==== Record extracts ====

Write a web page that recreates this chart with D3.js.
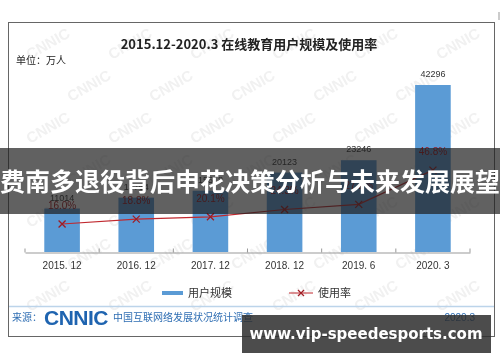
<!DOCTYPE html>
<html>
<head>
<meta charset="utf-8">
<script src="https://cdn.jsdelivr.net/npm/d3@7"></script>
<style>
  body { margin: 0; background: #fff; }
  svg { display: block; font-family: "Noto Sans CJK SC", "Noto Sans", sans-serif; }
</style>
</head>
<body>
<div id="chart"></div>
<script>
const periods = ["2015. 12", "2016. 12", "2017. 12", "2018. 12", "2019. 6", "2020. 3"];
const users = [11014, 13764, 15518, 20123, 23246, 42296];
const rates = [16.0, 18.8, 20.1, 24.3, 27.2, 46.8];

const width = 500, height = 362;
const svg = d3.select("#chart").append("svg").attr("width", width).attr("height", height);

// faint CNNIC watermark
const wm = svg.append("g").attr("fill", "#888").attr("opacity", 0.12)
  .attr("font-size", 15).attr("font-weight", "bold").attr("font-family", "Liberation Sans, sans-serif");
for (let r = 0; r < 7; r++) {
  for (let c = 0; c < 6; c++) {
    const wx = 30 + c * 82 + (r % 2) * 41, wy = 60 + r * 42;
    if (wx > 460) continue;
    wm.append("text").attr("transform", `translate(${wx},${wy}) rotate(-30)`).text("CNNIC");
  }
}

// frame
svg.append("rect").attr("x", 8.5).attr("y", 22.5).attr("width", 486).attr("height", 314)
  .attr("fill", "none").attr("stroke", "#666").attr("stroke-width", 1);
svg.append("line").attr("x1", 499).attr("x2", 499).attr("y1", 12).attr("y2", 20).attr("stroke", "#999");

svg.append("text").attr("x", 249).attr("y", 49).attr("text-anchor", "middle")
  .attr("font-size", 13).attr("font-weight", "bold").attr("fill", "#222")
  .text("2015.12-2020.3 在线教育用户规模及使用率");
svg.append("text").attr("x", 16).attr("y", 64).attr("font-size", 10).attr("fill", "#222").text("单位：万人");

const x = d3.scaleBand().domain(periods).range([25, 470]).paddingInner(0.52).paddingOuter(0.26);
const y = d3.scaleLinear().domain([0, 42296]).range([252, 85]);
const y2 = d3.scaleLinear().domain([0, 100]).range([252, 77]);

svg.selectAll(".bar").data(users).join("rect")
  .attr("x", (d, i) => x(periods[i])).attr("width", x.bandwidth())
  .attr("y", d => y(d)).attr("height", d => y(0) - y(d))
  .attr("fill", "#5b9bd5");

svg.selectAll(".val").data(users).join("text")
  .attr("x", (d, i) => x(periods[i]) + x.bandwidth() / 2).attr("y", d => y(d) - 8)
  .attr("text-anchor", "middle").attr("font-size", 9).attr("fill", "#333")
  .attr("font-family", "Liberation Sans, sans-serif").text(d => d);

// x axis
const axis = svg.append("g").attr("transform", "translate(0,252.5)")
  .call(d3.axisBottom(x).tickSize(0).tickPadding(9));
axis.select(".domain").attr("stroke", "#999");
axis.selectAll("text").attr("font-size", 10).attr("fill", "#333").attr("font-family", "Liberation Sans, sans-serif");
d3.range(7).forEach(i => {
  const tx = 25 + i * (445 / 6);
  axis.append("line").attr("x1", tx).attr("x2", tx).attr("y1", 0).attr("y2", -4).attr("stroke", "#999");
});

// rate line
const cx = (d, i) => x(periods[i]) + x.bandwidth() / 2;
const line = d3.line().x(cx).y(d => y2(d));
svg.append("path").datum(rates).attr("fill", "none").attr("stroke", "#c0282e").attr("stroke-width", 1.2).attr("d", line);
svg.selectAll(".mk").data(rates).join("path")
  .attr("transform", (d, i) => `translate(${cx(d, i)},${y2(d)})`)
  .attr("d", "M-3.5,-3.5L3.5,3.5M-3.5,3.5L3.5,-3.5").attr("stroke", "#a01c24").attr("stroke-width", 1.3);
svg.selectAll(".rl").data(rates).join("text")
  .attr("x", cx).attr("y", d => y2(d) - 15).attr("text-anchor", "middle")
  .attr("font-size", 10).attr("fill", "#a0141c").attr("font-family", "Liberation Sans, sans-serif")
  .text(d => d.toFixed(1) + "%");

// legend
svg.append("rect").attr("x", 162).attr("y", 291).attr("width", 21).attr("height", 4).attr("fill", "#5b9bd5");
svg.append("text").attr("x", 188).attr("y", 297).attr("font-size", 11).attr("fill", "#333").text("用户规模");
svg.append("line").attr("x1", 289).attr("x2", 313).attr("y1", 293).attr("y2", 293).attr("stroke", "#c0282e");
svg.append("path").attr("transform", "translate(301,293)").attr("d", "M-3,-3L3,3M-3,3L3,-3").attr("stroke", "#a01c24").attr("stroke-width", 1.2);
svg.append("text").attr("x", 318).attr("y", 297).attr("font-size", 11).attr("fill", "#333").text("使用率");

// footer
svg.append("line").attr("x1", 9).attr("x2", 494).attr("y1", 306.5).attr("y2", 306.5).attr("stroke", "#bcd4ea").attr("stroke-width", 1.5);
svg.append("text").attr("x", 12).attr("y", 321).attr("font-size", 10).attr("fill", "#2f6eb3").text("来源：");
svg.append("text").attr("x", 44).attr("y", 325).attr("font-size", 21).attr("font-weight", "bold")
  .attr("fill", "#1f64b0").attr("font-family", "Liberation Sans, sans-serif").attr("letter-spacing", -0.5).text("CNNIC");
svg.append("text").attr("x", 113).attr("y", 321).attr("font-size", 10).attr("fill", "#2f6eb3").text("中国互联网络发展状况统计调查");
svg.append("text").attr("x", 475).attr("y", 321).attr("text-anchor", "end").attr("font-size", 10)
  .attr("fill", "#2f6eb3").attr("font-family", "Liberation Sans, sans-serif").text("2020.3");

// overlay banner
svg.append("rect").attr("x", 0).attr("y", 148).attr("width", width).attr("height", 66).attr("fill", "rgba(30,30,30,0.7)");
svg.append("text").attr("x", 250).attr("y", 191).attr("text-anchor", "middle").attr("font-size", 25)
  .attr("font-weight", "bold").attr("fill", "#fff").text("费南多退役背后申花决策分析与未来发展展望");

// site watermark
svg.append("rect").attr("x", 242).attr("y", 315).attr("width", 249).attr("height", 38).attr("fill", "rgba(45,45,45,0.85)");
svg.append("text").attr("x", 366).attr("y", 339).attr("text-anchor", "middle").attr("font-size", 15)
  .attr("font-weight", "bold").attr("fill", "#fff").attr("font-family", "DejaVu Sans, sans-serif")
  .text("www.vip-speedesports.com");
</script>
</body>
</html>
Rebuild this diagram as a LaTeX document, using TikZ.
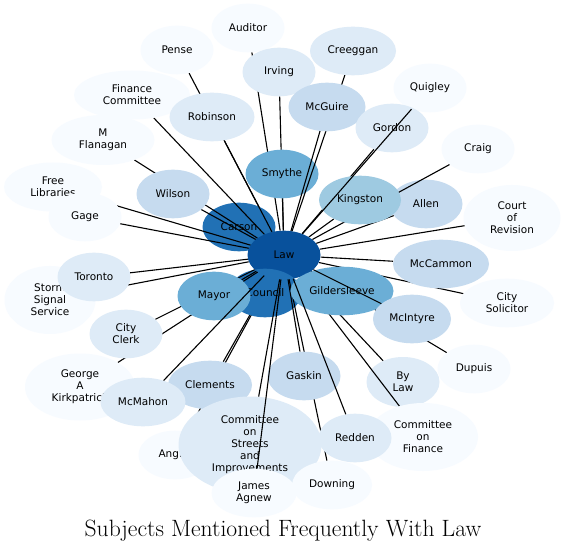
\documentclass[tikz,border=0pt]{standalone}
\usepackage{fontspec}
\usepackage{xcolor}
\usepackage{tikz}
\usetikzlibrary{shapes.geometric}
\newfontfamily\labelsans{DejaVu Sans}
\definecolor{tintpale}{HTML}{F7FBFF}
\definecolor{tintlight}{HTML}{DEEBF7}
\definecolor{tintsoft}{HTML}{C6DBEF}
\definecolor{tintmid}{HTML}{9ECAE1}
\definecolor{tintbright}{HTML}{6BAED6}
\definecolor{tintdeep}{HTML}{2171B5}
\definecolor{tintdark}{HTML}{08519C}
\pgfdeclarelayer{canvas}
\pgfdeclarelayer{linksbelow}
\pgfdeclarelayer{topicsbelow}
\pgfdeclarelayer{linksmid}
\pgfdeclarelayer{linksabove}
\pgfsetlayers{canvas,linksbelow,topicsbelow,linksmid,main,linksabove}

\begin{document}
\begin{tikzpicture}[
    x=1pt, y=-1pt,
    topic/.style={ellipse, minimum width=73pt, minimum height=48.6pt, inner sep=0pt, align=center, font=\labelsans\fontsize{10.5}{12}\selectfont},
    pale/.style={topic, fill=tintpale},
    light/.style={topic, fill=tintlight},
    soft/.style={topic, fill=tintsoft},
    mid/.style={topic, fill=tintmid},
    bright/.style={topic, fill=tintbright},
    deep/.style={topic, fill=tintdeep},
    dark/.style={topic, fill=tintdark},
    line/.style={draw, line width=1.1pt, black}
]

\begin{pgfonlayer}{canvas}
\useasboundingbox[fill=white] (0,0) rectangle (565,553);
\end{pgfonlayer}

% Nodes under the middle links
\begin{pgfonlayer}{topicsbelow}
\node [deep] (carson) at (239,227) {Carson};
\node [dark] (law) at (284,255) {Law};
\node [deep] (council) at (265,293) {Council};
\node [bright] (smythe) at (282,174) {Smythe};
\node [soft] (allen) at (426,204) {Allen};
\node [light, minimum height=50pt] (bylaw) at (403,382) {By\\Law};
\node [soft, minimum width=84pt] (clements) at (210,385) {Clements};
\end{pgfonlayer}

% Nodes
\node [pale] (auditor) at (248,28) {Auditor};
\node [light] (irving) at (279,72) {Irving};
\node [light, minimum width=86pt] (creeggan) at (353,51) {Creeggan};
\node [soft, minimum width=77pt] (mcguire) at (327,107) {McGuire};
\node [pale] (quigley) at (430,88) {Quigley};
\node [light] (gordon) at (392,128) {Gordon};
\node [pale] (pense) at (177,50) {Pense};
\node [pale, minimum width=116pt, minimum height=49pt] (fincomm) at (132,95) {Finance\\Committee};
\node [light, minimum width=85pt] (robinson) at (212,117) {Robinson};
\node [pale, minimum width=103pt, minimum height=50pt] (flanagan) at (103,140) {M\\Flanagan};
\node [pale, minimum width=98pt, minimum height=49pt] (freelib) at (53,187) {Free\\Libraries};
\node [pale] (gage) at (85,217) {Gage};
\node [soft] (wilson) at (173,194) {Wilson};
\node [mid, minimum width=82pt] (kingston) at (360,200) {Kingston};
\node [pale] (craig) at (478,149) {Craig};
\node [pale, minimum width=97pt, minimum height=66pt] (courtrev) at (512,218) {Court\\of\\Revision};
\node [soft, minimum width=96pt] (mccammon) at (441,264) {McCammon};
\node [pale, minimum width=94pt] (citysol) at (507,303) {City\\Solicitor};
\node [bright, minimum width=103pt] (gilder) at (342,291) {Gildersleeve};
\node [soft, minimum width=78pt] (mcintyre) at (412,319) {McIntyre};
\node [pale] (dupuis) at (474,369) {Dupuis};
\node [pale, minimum width=91pt, minimum height=68pt] (storm) at (50,300) {Storm\\Signal\\Service};
\node [light] (toronto) at (94,277) {Toronto};
\node [bright] (mayor) at (214,296) {Mayor};
\node [light] (cityclerk) at (126,334) {City\\Clerk};
\node [pale, minimum width=110pt, minimum height=67pt] (kirkpatrick) at (80,387) {George\\A\\Kirkpatrick};
\node [light, minimum width=85pt] (mcmahon) at (143,402) {McMahon};
\node [pale] (anglin) at (175,455) {Anglin};
\node [light, minimum width=143pt, minimum height=97pt] (streets) at (250,445) {Committee\\on\\Streets\\and\\Improvements};
\node [pale, minimum width=85pt] (agnew) at (254,493) {James\\Agnew};
\node [soft] (gaskin) at (304,376) {Gaskin};
\node [pale, minimum width=110pt, minimum height=68pt] (finance) at (423,437) {Committee\\on\\Finance};
\node [light] (redden) at (355,438) {Redden};
\node [pale, minimum width=80pt] (downing) at (332,485) {Downing};

\node (title) at (283,531) {\fontsize{23.6}{26}\selectfont Subjects Mentioned Frequently With Law};

% Connectors hidden under the nodes
\begin{pgfonlayer}{linksbelow}
\foreach \other in {auditor,irving,pense,storm,clements,anglin,dupuis,citysol,courtrev,bylaw,smythe,carson,council,kingston,toronto,mccammon,gilder}
  \path [line] (law) -- (\other);
\end{pgfonlayer}

% Connectors over the lower nodes
\begin{pgfonlayer}{linksmid}
\foreach \other in {fincomm,flanagan,wilson,gage,freelib,robinson,creeggan,mcguire,gordon,allen,craig,mayor,cityclerk,kirkpatrick,gaskin,downing,streets,finance}
  \path [line] (law) -- (\other);
\end{pgfonlayer}

% Connectors on top
\begin{pgfonlayer}{linksabove}
\foreach \other in {quigley,mcmahon,mcintyre,redden,agnew}
  \path [line] (law) -- (\other);
\end{pgfonlayer}

\end{tikzpicture}
\end{document}
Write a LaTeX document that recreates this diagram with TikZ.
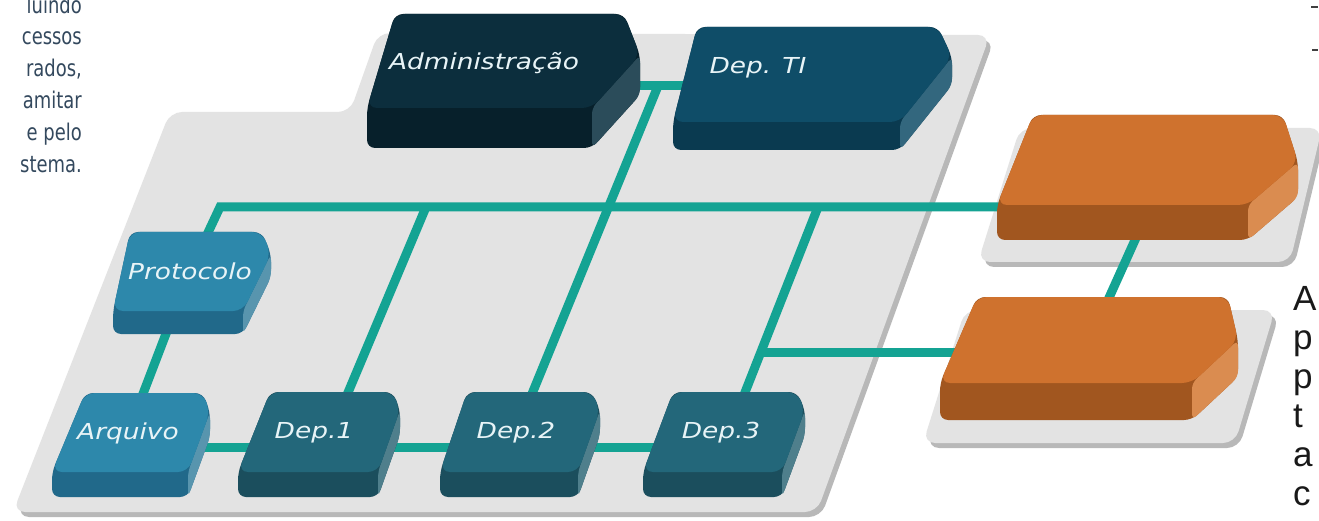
\documentclass[tikz,border=0pt]{standalone}
\usepackage{fontspec}
\usetikzlibrary{calc}
\newfontfamily\lblfont[FakeStretch=1.2]{DejaVu Sans}
\newfontfamily\leftfont[FakeStretch=0.78]{DejaVu Sans}
\newfontfamily\rightfont{Liberation Sans}
\definecolor{plat}{HTML}{E3E3E3}
\definecolor{platsh}{HTML}{B8B8B8}
\definecolor{teal}{HTML}{14A393}
\definecolor{admtop}{HTML}{0C2E3D}
\definecolor{admfront}{HTML}{07202B}
\definecolor{admside}{HTML}{2B4C5A}
\definecolor{titop}{HTML}{0F4D68}
\definecolor{tifront}{HTML}{0A3A50}
\definecolor{tiside}{HTML}{33677E}
\definecolor{protop}{HTML}{2D88AB}
\definecolor{profront}{HTML}{21698A}
\definecolor{proside}{HTML}{5895AE}
\definecolor{deptop}{HTML}{23677A}
\definecolor{depfront}{HTML}{1B4E5D}
\definecolor{depside}{HTML}{4F7F8C}
\definecolor{orgtop}{HTML}{CF722E}
\definecolor{orgfront}{HTML}{A1561F}
\definecolor{orgside}{HTML}{DA8C50}
\definecolor{lbl}{HTML}{E8F4F7}
\definecolor{lefttext}{HTML}{34495E}
\pgfdeclarelayer{bg}
\pgfdeclarelayer{net}
\pgfsetlayers{bg,net,main}
\newcommand{\cubeshape}[7]{%
  \fill[#7front, rounded corners=8] (#1) -- (#2) -- (#3) -- ($(#3)+(0,#6)$) -- ($(#4)+(0,#6)$) -- ($(#5)+(0,#6)$) -- (#5) -- cycle;
  \fill[#7side, rounded corners=6] (#3) -- ($(#3)+(0,#6)$) -- ($(#4)+(0,#6)$) -- (#4) -- cycle;
  \fill[#7top, rounded corners=10] (#1) -- (#2) -- (#3) -- (#4) -- (#5) -- cycle;
}
\tikzset{
  net/.style={draw=teal, line width=9pt},
  lblnode/.style={text=lbl, font=\lblfont\itshape\fontsize{22}{24}\selectfont, inner sep=0pt},
  anchornode/.style={inner sep=0pt, minimum size=0pt},
  leftline/.style={text=lefttext, font=\leftfont\fontsize{23}{25}\selectfont, anchor=base east, inner sep=0pt},
  rightline/.style={text=black!90, font=\rightfont\fontsize{35}{37}\selectfont, anchor=base west, inner sep=0pt},
  platform/.style={fill=plat, rounded corners=12},
  platshadow/.style={fill=platsh, rounded corners=12},
  remnant/.style={draw=black!75, line width=1.6pt}
}
\begin{document}
\begin{tikzpicture}[x=1pt,y=-1pt]
\useasboundingbox (0,0) rectangle (1319,521);
% platforms
\begin{pgfonlayer}{bg}
  \fill[white] (0,0) rectangle (1319,521);
  \begin{scope}[shift={(4,5)}]
    \fill[platshadow] (170,112) -- (350,112) -- (378,33) -- (990,35) -- (817,512) -- (13,512) -- cycle;
    \fill[platshadow] (1020,128) -- (1322,128) -- (1290,262) -- (978,262) -- cycle;
    \fill[platshadow] (965,310) -- (1275,310) -- (1235,443) -- (923,443) -- cycle;
  \end{scope}
  \fill[platform] (170,112) -- (350,112) -- (378,33) -- (990,35) -- (817,512) -- (13,512) -- cycle;
  \fill[platform] (1020,128) -- (1322,128) -- (1290,262) -- (978,262) -- cycle;
  \fill[platform] (965,310) -- (1275,310) -- (1235,443) -- (923,443) -- cycle;
\end{pgfonlayer}
% boxes
\cubeshape{395,14}{624,14}{640,55}{592,108}{367,108}{40}{adm}
\node[lblnode] (adm) at (484,63) {Administração};
\cubeshape{697,27}{938,27}{952,57}{900,122}{673,122}{28}{ti}
\node[lblnode] (ti) at (758,68) {Dep. TI};
\cubeshape{130,232}{262,232}{271,254}{243,311}{113,311}{23}{pro}
\node[lblnode] (prot) at (190,271) {Protocolo};
\cubeshape{85,393}{203,393}{210,412}{188,472}{52,472}{25}{pro}
\node[lblnode] (arq) at (128,433) {Arquivo};
\cubeshape{270,392}{393,392}{400,410}{378,472}{238,472}{25}{dep}
\node[lblnode] (dep1) at (314,433) {Dep.1};
\cubeshape{467,392}{592,392}{600,410}{578,472}{440,472}{25}{dep}
\node[lblnode] (dep2) at (516,433) {Dep.2};
\cubeshape{673,392}{797,392}{805,410}{782,472}{643,472}{25}{dep}
\node[lblnode] (dep3) at (721,433) {Dep.3};
\cubeshape{1033,115}{1283,115}{1298,162}{1248,205}{997,205}{35}{org}
\node[anchornode] (orgA) at (1140,160) {};
\cubeshape{977,297}{1228,297}{1238,340}{1192,383}{940,383}{37}{org}
\node[anchornode] (orgB) at (1090,340) {};
% connectors
\begin{pgfonlayer}{net}
  \coordinate (busL) at (220,207);
  \coordinate (j1) at (426,207);
  \coordinate (jA) at (658,86);
  \coordinate (j3) at (818,207);
  \coordinate (j4) at (760,352);
  \draw[net] (prot) -- (arq);
  \draw[net] (prot) -- (busL) -- (busL -| orgA);
  \draw[net] (j1) -- ([xshift=17pt]dep1.center);
  \draw[net] (jA -| adm) -- (jA -| ti);
  \draw[net] (jA) -- (dep2);
  \draw[net] (j3) -- ([xshift=8pt]dep3.center);
  \draw[net] (j4) -- (j4 -| orgB);
  \draw[net] ([xshift=31pt]orgA.center) -- (orgB);
  \draw[net] ([yshift=-14pt]arq.center) -- ([yshift=-14pt]dep3.center);
\end{pgfonlayer}
% side texts
\node[leftline] (l1) at (82,14) {luindo};
\node[leftline] (l2) at (82,45) {cessos};
\node[leftline] (l3) at (82,77) {rados,};
\node[leftline] (l4) at (82,109) {amitar};
\node[leftline] (l5) at (82,141) {e pelo};
\node[leftline] (l6) at (82,173) {stema.};
\node[rightline] (r1) at (1293,310) {A};
\node[rightline] (r2) at (1293,349) {p};
\node[rightline] (r3) at (1293,388) {p};
\node[rightline] (r4) at (1293,427) {t};
\node[rightline] (r5) at (1293,466) {a};
\node[rightline] (r6) at (1293,505) {c};
\draw[remnant] (1311,7) -- (1318,7);
\draw[remnant] (1312,50) -- (1318,50);
\end{tikzpicture}
\end{document}
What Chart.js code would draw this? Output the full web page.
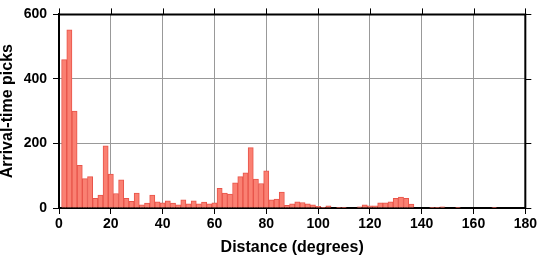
<!DOCTYPE html>
<html>
<head>
<meta charset="utf-8">
<script src="https://cdn.jsdelivr.net/npm/chart.js@4/dist/chart.umd.min.js"></script>
<style>
  html, body { margin: 0; padding: 0; background: #fff; }
  #wrap { width: 539px; height: 258px; }
</style>
</head>
<body>
<div id="wrap"><canvas id="hist" width="539" height="258"></canvas></div>
<script>
// Centros de los intervalos (grados), ancho de 2 grados
const distancias = [
  2, 4, 6, 8, 10, 12, 14, 16, 18, 20,
  22, 24, 26, 28, 30, 32, 34, 36, 38, 40,
  42, 44, 46, 48, 50, 52, 54, 56, 58, 60,
  62, 64, 66, 68, 70, 72, 74, 76, 78, 80,
  82, 84, 86, 88, 90, 92, 94, 96, 98, 100,
  102, 104, 106, 108, 110, 112, 114, 116, 118, 120,
  122, 124, 126, 128, 130, 132, 134, 136, 138, 140,
  142, 144, 146, 148, 150, 152, 154, 156, 158, 160,
  162, 164, 166, 168, 170, 172, 174, 176, 178
];

// Numero de lecturas por intervalo
const lecturas = [
  460, 552, 300, 132, 91, 97, 30, 40, 193, 105,
  45, 87, 30, 21, 46, 10, 15, 40, 19, 16,
  22, 15, 10, 25, 13, 22, 13, 18, 13, 16,
  61, 46, 43, 78, 97, 109, 187, 90, 76, 115,
  25, 28, 49, 8, 13, 19, 17, 13, 10, 5,
  2, 7, 0, 1, 1, 0, 0, 4, 10, 7,
  7, 16, 16, 19, 30, 34, 30, 12, 0, 0,
  0, 1, 1, 4, 0, 0, 1, 0, 0, 0,
  0, 0, 0, 1, 0, 0, 0, 0, 0
];

const ticksX = [0, 20, 40, 60, 80, 100, 120, 140, 160, 180];
const ticksY = [0, 200, 400, 600];

const fuenteTicks = { family: "'Liberation Sans', Arial, sans-serif", size: 14, weight: 'bold' };
const fuenteTitulo = { family: "'Liberation Sans', Arial, sans-serif", size: 16, weight: 'bold', lineHeight: 1 };

// Marco superior y derecho con sus marcas hacia afuera
const marco = {
  id: 'marco',
  afterDraw(chart) {
    const { ctx, chartArea: a, scales } = chart;
    ctx.save();
    ctx.strokeStyle = '#000';
    ctx.lineWidth = 2;
    ctx.beginPath();
    ctx.moveTo(a.left - 1, a.top);
    ctx.lineTo(a.right, a.top);
    ctx.lineTo(a.right, a.bottom + 1);
    ctx.stroke();
    ctx.lineWidth = 1;
    ctx.beginPath();
    ticksX.forEach(v => {
      const x = Math.round(scales.x.getPixelForValue(v)) + 0.5;
      ctx.moveTo(x, a.top);
      ctx.lineTo(x, a.top - 6);
    });
    ticksY.forEach(v => {
      const y = Math.round(scales.y.getPixelForValue(v)) + 0.5;
      ctx.moveTo(a.right, y);
      ctx.lineTo(a.right + 6, y);
    });
    ctx.stroke();
    ctx.restore();
  }
};

new Chart(document.getElementById('hist').getContext('2d'), {
  type: 'bar',
  data: {
    datasets: [{
      data: distancias.map((d, i) => ({ x: d, y: lecturas[i] })),
      backgroundColor: 'rgb(250, 128, 114)',
      borderColor: 'rgb(232, 84, 74)',
      borderWidth: 1,
      barPercentage: 1,
      categoryPercentage: 1
    }]
  },
  options: {
    responsive: false,
    animation: false,
    devicePixelRatio: 1,
    layout: { padding: { top: 6, right: 13, left: 0, bottom: 0 } },
    plugins: { legend: { display: false }, tooltip: { enabled: false } },
    scales: {
      x: {
        type: 'linear',
        min: 0,
        max: 180,
        offset: false,
        afterBuildTicks: s => { s.ticks = ticksX.map(v => ({ value: v })); },
        afterFit: s => { s.height = 50; },
        ticks: { color: '#000', font: fuenteTicks, padding: 2, maxRotation: 0 },
        grid: { offset: false, color: '#999', lineWidth: 1, tickColor: '#000', tickLength: 6 },
        border: { display: true, color: '#000', width: 2 },
        title: { display: true, text: 'Distance (degrees)', color: '#000', font: fuenteTitulo, padding: { top: 0, bottom: 2 } }
      },
      y: {
        min: 0,
        max: 600,
        afterBuildTicks: s => { s.ticks = ticksY.map(v => ({ value: v })); },
        afterFit: s => { s.width = 59; },
        ticks: { color: '#000', font: fuenteTicks, padding: 6 },
        grid: { color: '#999', lineWidth: 1, tickColor: '#000', tickLength: 6 },
        border: { display: true, color: '#000', width: 2 },
        title: { display: true, text: 'Arrival-time picks', color: '#000', font: fuenteTitulo, padding: { top: 0, bottom: 0 } }
      }
    }
  },
  plugins: [marco]
});
</script>
</body>
</html>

====

* **Exercise prompt**
List every line from the entries above in which "diagram" appears.

* **Response to this exercise**
Rebuild this diagram as a LaTeX document, using TikZ.
Write a LaTeX document that recreates this diagram with TikZ.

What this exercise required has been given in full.